• Stated goal:
Extract the opening line of the entries and every line after it, stopping at and including the line that contains "461, 459.7, 459.7];". Do not include pictures.

(Source code of charts)

┄┄┄┄┄┄┄┄┄┄

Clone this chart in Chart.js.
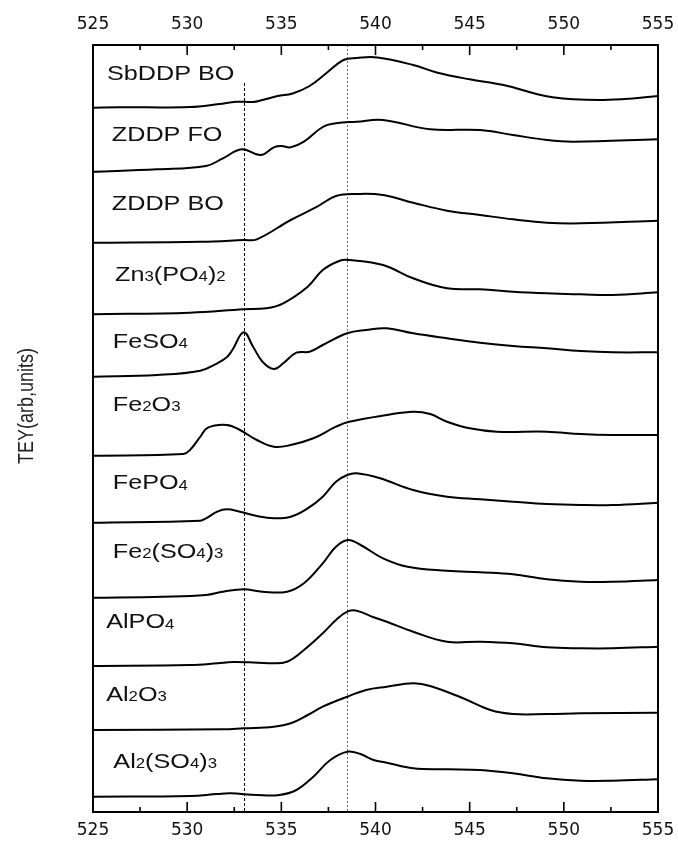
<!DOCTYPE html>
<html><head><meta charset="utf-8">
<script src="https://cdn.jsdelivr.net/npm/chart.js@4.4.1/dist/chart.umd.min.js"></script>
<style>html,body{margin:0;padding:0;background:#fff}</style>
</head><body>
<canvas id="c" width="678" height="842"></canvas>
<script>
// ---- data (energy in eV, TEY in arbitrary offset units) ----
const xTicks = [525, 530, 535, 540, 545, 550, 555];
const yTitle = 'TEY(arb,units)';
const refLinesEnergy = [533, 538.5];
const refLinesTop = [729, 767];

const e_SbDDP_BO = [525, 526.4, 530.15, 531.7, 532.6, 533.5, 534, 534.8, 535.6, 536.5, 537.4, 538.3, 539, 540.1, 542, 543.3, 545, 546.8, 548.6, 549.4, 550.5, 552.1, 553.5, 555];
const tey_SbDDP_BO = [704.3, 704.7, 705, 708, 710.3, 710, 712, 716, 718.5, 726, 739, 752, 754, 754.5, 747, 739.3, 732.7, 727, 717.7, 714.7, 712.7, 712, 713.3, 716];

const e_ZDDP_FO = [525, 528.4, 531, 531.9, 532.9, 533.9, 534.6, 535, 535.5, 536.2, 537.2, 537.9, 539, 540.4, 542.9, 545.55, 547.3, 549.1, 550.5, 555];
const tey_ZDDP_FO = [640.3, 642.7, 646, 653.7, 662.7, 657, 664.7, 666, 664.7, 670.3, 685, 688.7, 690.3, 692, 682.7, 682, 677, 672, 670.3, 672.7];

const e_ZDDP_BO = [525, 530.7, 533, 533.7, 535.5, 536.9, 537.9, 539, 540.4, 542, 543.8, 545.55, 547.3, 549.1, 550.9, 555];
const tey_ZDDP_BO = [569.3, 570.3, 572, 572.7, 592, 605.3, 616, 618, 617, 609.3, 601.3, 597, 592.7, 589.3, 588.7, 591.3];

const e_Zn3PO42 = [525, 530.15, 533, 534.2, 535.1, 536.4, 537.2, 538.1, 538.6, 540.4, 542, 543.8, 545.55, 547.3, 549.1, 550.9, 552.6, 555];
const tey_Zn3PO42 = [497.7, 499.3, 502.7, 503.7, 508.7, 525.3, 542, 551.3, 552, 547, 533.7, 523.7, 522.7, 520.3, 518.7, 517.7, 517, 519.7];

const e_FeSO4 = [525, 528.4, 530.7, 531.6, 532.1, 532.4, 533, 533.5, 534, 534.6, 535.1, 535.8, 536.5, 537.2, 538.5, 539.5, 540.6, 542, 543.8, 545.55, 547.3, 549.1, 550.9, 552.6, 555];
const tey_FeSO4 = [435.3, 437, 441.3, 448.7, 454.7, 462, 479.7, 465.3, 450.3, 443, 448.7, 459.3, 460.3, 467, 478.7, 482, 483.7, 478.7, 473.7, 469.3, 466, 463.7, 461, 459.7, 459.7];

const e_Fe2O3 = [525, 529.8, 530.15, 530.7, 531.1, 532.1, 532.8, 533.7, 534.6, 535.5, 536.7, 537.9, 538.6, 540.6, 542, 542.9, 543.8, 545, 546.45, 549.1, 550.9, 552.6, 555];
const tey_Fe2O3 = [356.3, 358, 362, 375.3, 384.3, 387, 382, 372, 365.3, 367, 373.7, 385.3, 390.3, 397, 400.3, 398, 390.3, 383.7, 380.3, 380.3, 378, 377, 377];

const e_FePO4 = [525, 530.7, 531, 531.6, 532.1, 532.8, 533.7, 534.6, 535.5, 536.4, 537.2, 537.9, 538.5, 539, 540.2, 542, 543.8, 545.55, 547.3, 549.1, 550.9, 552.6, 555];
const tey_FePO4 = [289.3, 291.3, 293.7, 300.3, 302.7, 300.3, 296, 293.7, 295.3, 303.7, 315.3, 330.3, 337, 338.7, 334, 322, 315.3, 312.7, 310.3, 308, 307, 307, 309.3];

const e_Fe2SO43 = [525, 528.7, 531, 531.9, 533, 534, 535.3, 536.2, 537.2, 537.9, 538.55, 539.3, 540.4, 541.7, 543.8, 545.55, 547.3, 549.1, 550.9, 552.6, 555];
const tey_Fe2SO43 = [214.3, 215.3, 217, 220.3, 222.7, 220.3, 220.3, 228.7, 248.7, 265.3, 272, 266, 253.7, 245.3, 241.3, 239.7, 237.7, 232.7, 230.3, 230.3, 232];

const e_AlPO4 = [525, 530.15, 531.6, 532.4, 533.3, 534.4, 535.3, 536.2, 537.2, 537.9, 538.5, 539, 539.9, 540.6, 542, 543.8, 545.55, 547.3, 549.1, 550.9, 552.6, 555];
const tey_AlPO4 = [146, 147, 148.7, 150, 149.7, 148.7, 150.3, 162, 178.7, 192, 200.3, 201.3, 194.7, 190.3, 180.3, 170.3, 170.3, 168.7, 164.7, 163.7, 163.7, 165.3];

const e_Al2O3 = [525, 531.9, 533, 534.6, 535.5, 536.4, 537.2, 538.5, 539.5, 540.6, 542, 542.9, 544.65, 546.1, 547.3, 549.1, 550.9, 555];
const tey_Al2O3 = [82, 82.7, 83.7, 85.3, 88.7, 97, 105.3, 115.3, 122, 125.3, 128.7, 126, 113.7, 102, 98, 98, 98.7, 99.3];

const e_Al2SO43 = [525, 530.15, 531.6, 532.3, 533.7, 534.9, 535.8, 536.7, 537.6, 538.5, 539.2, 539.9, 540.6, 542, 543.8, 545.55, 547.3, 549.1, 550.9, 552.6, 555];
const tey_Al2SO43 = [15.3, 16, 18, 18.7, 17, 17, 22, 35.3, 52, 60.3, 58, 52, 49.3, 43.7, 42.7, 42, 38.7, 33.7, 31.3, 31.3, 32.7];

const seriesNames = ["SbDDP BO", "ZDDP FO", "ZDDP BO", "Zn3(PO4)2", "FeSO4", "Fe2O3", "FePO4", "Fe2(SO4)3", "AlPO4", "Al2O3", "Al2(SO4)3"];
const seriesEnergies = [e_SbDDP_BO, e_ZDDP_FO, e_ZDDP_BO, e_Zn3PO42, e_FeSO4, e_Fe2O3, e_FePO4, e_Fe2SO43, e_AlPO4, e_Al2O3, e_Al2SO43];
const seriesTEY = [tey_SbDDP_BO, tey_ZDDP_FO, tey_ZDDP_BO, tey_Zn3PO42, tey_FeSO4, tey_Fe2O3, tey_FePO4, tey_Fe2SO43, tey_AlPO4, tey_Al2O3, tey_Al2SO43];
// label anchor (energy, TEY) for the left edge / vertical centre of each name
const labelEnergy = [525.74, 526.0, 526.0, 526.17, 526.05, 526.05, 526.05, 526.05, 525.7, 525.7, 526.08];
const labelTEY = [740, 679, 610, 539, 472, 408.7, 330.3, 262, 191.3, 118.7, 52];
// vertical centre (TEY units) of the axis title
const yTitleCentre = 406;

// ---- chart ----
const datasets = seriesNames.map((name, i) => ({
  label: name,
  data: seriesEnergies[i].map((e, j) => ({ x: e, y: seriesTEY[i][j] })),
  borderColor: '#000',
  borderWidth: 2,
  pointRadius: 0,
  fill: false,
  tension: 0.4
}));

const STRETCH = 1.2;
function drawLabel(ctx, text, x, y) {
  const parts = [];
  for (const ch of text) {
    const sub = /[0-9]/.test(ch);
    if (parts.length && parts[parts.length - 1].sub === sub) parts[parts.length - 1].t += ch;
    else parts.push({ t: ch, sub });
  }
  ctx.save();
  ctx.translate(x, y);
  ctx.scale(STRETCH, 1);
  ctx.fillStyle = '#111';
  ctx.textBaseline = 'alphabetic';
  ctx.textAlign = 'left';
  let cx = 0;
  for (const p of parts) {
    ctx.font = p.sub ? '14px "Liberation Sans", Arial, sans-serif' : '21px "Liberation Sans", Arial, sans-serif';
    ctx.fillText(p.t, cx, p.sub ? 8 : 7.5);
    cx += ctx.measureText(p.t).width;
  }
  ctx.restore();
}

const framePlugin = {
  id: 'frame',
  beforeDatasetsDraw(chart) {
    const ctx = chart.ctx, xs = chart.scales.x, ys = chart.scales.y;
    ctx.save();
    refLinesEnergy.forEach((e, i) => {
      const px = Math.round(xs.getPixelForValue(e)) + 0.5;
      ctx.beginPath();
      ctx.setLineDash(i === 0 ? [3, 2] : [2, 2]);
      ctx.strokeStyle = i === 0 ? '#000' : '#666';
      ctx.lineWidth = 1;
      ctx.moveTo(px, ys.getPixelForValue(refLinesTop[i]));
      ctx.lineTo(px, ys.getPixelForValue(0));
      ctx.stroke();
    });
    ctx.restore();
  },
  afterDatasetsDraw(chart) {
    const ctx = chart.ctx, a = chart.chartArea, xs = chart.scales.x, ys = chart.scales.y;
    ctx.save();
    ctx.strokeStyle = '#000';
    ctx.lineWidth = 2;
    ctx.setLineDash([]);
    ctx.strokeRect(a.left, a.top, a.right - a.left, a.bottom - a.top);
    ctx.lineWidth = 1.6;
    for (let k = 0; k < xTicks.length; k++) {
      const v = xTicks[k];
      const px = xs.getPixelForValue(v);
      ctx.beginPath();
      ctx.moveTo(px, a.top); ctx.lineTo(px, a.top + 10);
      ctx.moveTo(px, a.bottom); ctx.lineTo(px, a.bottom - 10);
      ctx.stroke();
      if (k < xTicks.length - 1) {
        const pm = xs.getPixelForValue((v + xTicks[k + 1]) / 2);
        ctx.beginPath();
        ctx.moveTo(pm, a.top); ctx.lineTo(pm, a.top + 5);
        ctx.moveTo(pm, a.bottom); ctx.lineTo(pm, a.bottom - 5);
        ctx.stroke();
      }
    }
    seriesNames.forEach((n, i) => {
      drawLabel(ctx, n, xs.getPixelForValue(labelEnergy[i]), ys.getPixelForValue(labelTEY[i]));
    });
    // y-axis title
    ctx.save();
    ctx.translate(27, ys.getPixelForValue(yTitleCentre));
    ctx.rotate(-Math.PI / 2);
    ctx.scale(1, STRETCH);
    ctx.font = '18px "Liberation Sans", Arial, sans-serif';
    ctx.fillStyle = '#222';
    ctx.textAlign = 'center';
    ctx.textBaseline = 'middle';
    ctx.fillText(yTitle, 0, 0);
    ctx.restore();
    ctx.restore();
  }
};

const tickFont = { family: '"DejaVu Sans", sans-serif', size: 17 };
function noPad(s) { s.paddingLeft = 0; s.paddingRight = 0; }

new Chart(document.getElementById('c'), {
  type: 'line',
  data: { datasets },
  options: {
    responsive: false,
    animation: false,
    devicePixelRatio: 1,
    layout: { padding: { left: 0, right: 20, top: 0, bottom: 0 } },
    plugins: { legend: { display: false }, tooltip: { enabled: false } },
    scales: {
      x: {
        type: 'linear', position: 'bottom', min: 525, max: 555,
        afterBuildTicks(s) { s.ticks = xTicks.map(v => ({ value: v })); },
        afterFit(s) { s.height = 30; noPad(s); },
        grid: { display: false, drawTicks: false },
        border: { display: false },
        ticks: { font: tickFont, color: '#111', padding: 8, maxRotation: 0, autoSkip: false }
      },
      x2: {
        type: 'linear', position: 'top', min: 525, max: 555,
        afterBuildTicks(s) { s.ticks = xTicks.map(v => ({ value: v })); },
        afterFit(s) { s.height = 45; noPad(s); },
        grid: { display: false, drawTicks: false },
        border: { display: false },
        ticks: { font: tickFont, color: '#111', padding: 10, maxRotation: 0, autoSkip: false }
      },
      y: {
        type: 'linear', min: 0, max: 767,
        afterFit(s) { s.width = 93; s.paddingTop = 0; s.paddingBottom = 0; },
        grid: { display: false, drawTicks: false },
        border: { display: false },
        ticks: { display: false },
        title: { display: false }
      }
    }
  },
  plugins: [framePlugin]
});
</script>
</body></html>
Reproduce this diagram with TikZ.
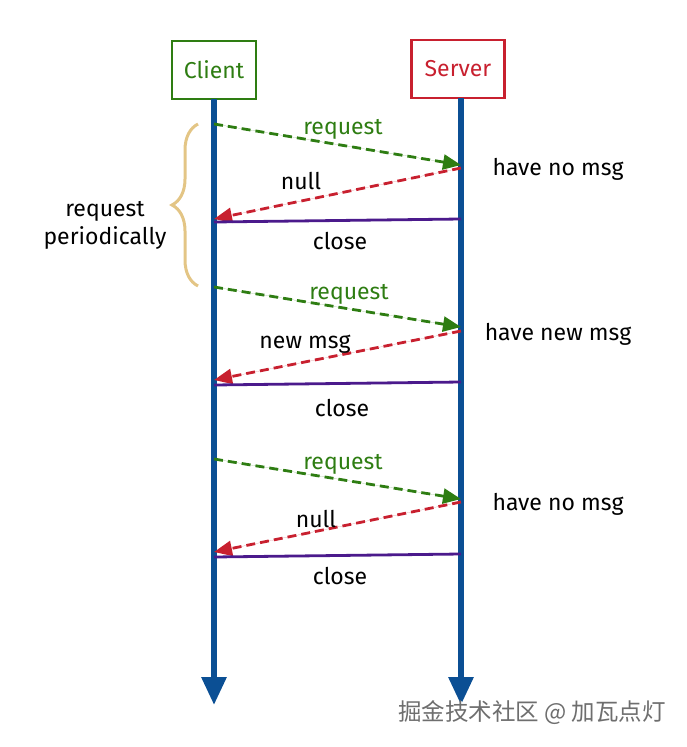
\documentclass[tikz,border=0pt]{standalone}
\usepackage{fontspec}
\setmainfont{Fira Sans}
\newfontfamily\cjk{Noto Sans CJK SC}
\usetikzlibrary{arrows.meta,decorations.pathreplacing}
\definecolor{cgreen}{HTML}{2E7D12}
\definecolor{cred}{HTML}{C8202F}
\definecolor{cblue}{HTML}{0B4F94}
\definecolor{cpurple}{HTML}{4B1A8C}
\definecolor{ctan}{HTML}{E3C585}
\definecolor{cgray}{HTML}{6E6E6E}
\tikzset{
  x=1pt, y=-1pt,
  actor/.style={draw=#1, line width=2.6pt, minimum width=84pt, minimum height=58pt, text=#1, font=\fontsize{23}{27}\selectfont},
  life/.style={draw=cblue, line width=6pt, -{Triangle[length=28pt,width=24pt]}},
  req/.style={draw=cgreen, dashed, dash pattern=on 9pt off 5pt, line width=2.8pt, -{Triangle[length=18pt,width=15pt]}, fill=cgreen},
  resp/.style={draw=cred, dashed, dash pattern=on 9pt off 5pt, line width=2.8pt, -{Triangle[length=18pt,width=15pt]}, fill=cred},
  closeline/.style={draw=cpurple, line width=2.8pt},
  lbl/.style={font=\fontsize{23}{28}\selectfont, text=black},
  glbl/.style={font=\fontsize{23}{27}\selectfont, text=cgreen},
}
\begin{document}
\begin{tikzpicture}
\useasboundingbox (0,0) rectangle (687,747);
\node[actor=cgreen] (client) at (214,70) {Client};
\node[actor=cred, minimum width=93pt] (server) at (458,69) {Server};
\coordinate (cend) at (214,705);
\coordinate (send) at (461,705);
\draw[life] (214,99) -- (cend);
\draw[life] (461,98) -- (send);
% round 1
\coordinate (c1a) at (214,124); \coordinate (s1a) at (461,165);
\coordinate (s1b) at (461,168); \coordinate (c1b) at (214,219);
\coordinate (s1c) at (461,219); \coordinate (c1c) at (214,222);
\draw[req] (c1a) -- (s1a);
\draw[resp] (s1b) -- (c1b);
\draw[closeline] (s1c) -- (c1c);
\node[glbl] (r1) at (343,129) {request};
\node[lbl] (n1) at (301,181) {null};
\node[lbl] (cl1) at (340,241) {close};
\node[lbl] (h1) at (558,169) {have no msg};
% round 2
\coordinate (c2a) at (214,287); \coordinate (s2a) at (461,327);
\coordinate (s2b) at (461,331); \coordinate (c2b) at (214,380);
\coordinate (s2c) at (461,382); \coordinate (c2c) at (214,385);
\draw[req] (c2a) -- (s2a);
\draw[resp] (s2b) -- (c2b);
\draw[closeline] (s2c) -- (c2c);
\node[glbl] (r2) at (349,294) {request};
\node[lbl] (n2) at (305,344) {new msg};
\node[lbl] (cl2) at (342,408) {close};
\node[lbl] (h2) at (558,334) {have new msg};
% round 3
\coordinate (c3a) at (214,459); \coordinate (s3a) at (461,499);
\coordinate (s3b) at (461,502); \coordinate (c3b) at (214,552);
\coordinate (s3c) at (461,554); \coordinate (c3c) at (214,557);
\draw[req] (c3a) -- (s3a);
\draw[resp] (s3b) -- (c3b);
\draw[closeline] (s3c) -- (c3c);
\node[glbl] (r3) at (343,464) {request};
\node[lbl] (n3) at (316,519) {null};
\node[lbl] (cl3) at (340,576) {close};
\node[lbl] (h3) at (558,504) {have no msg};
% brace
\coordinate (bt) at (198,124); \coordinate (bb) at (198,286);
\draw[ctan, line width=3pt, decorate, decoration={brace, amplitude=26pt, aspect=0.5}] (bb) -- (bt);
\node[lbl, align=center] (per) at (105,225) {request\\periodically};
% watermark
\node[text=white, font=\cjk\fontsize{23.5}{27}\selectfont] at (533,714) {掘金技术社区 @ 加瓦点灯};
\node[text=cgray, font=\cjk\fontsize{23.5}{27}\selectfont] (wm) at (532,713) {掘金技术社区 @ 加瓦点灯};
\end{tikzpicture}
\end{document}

┄┄┄┄┄┄┄┄┄┄

• Full output:
Clone this chart in Chart.js.
<!DOCTYPE html>
<html><head><meta charset="utf-8">
<script src="https://cdn.jsdelivr.net/npm/chart.js@4.4.1/dist/chart.umd.min.js"></script>
<style>html,body{margin:0;padding:0;background:#fff}</style>
</head><body>
<canvas id="c" width="678" height="842"></canvas>
<script>
// ---- data (energy in eV, TEY in arbitrary offset units) ----
const xTicks = [525, 530, 535, 540, 545, 550, 555];
const yTitle = 'TEY(arb,units)';
const refLinesEnergy = [533, 538.5];
const refLinesTop = [729, 767];

const e_SbDDP_BO = [525, 526.4, 530.15, 531.7, 532.6, 533.5, 534, 534.8, 535.6, 536.5, 537.4, 538.3, 539, 540.1, 542, 543.3, 545, 546.8, 548.6, 549.4, 550.5, 552.1, 553.5, 555];
const tey_SbDDP_BO = [704.3, 704.7, 705, 708, 710.3, 710, 712, 716, 718.5, 726, 739, 752, 754, 754.5, 747, 739.3, 732.7, 727, 717.7, 714.7, 712.7, 712, 713.3, 716];

const e_ZDDP_FO = [525, 528.4, 531, 531.9, 532.9, 533.9, 534.6, 535, 535.5, 536.2, 537.2, 537.9, 539, 540.4, 542.9, 545.55, 547.3, 549.1, 550.5, 555];
const tey_ZDDP_FO = [640.3, 642.7, 646, 653.7, 662.7, 657, 664.7, 666, 664.7, 670.3, 685, 688.7, 690.3, 692, 682.7, 682, 677, 672, 670.3, 672.7];

const e_ZDDP_BO = [525, 530.7, 533, 533.7, 535.5, 536.9, 537.9, 539, 540.4, 542, 543.8, 545.55, 547.3, 549.1, 550.9, 555];
const tey_ZDDP_BO = [569.3, 570.3, 572, 572.7, 592, 605.3, 616, 618, 617, 609.3, 601.3, 597, 592.7, 589.3, 588.7, 591.3];

const e_Zn3PO42 = [525, 530.15, 533, 534.2, 535.1, 536.4, 537.2, 538.1, 538.6, 540.4, 542, 543.8, 545.55, 547.3, 549.1, 550.9, 552.6, 555];
const tey_Zn3PO42 = [497.7, 499.3, 502.7, 503.7, 508.7, 525.3, 542, 551.3, 552, 547, 533.7, 523.7, 522.7, 520.3, 518.7, 517.7, 517, 519.7];

const e_FeSO4 = [525, 528.4, 530.7, 531.6, 532.1, 532.4, 533, 533.5, 534, 534.6, 535.1, 535.8, 536.5, 537.2, 538.5, 539.5, 540.6, 542, 543.8, 545.55, 547.3, 549.1, 550.9, 552.6, 555];
const tey_FeSO4 = [435.3, 437, 441.3, 448.7, 454.7, 462, 479.7, 465.3, 450.3, 443, 448.7, 459.3, 460.3, 467, 478.7, 482, 483.7, 478.7, 473.7, 469.3, 466, 463.7, 461, 459.7, 459.7];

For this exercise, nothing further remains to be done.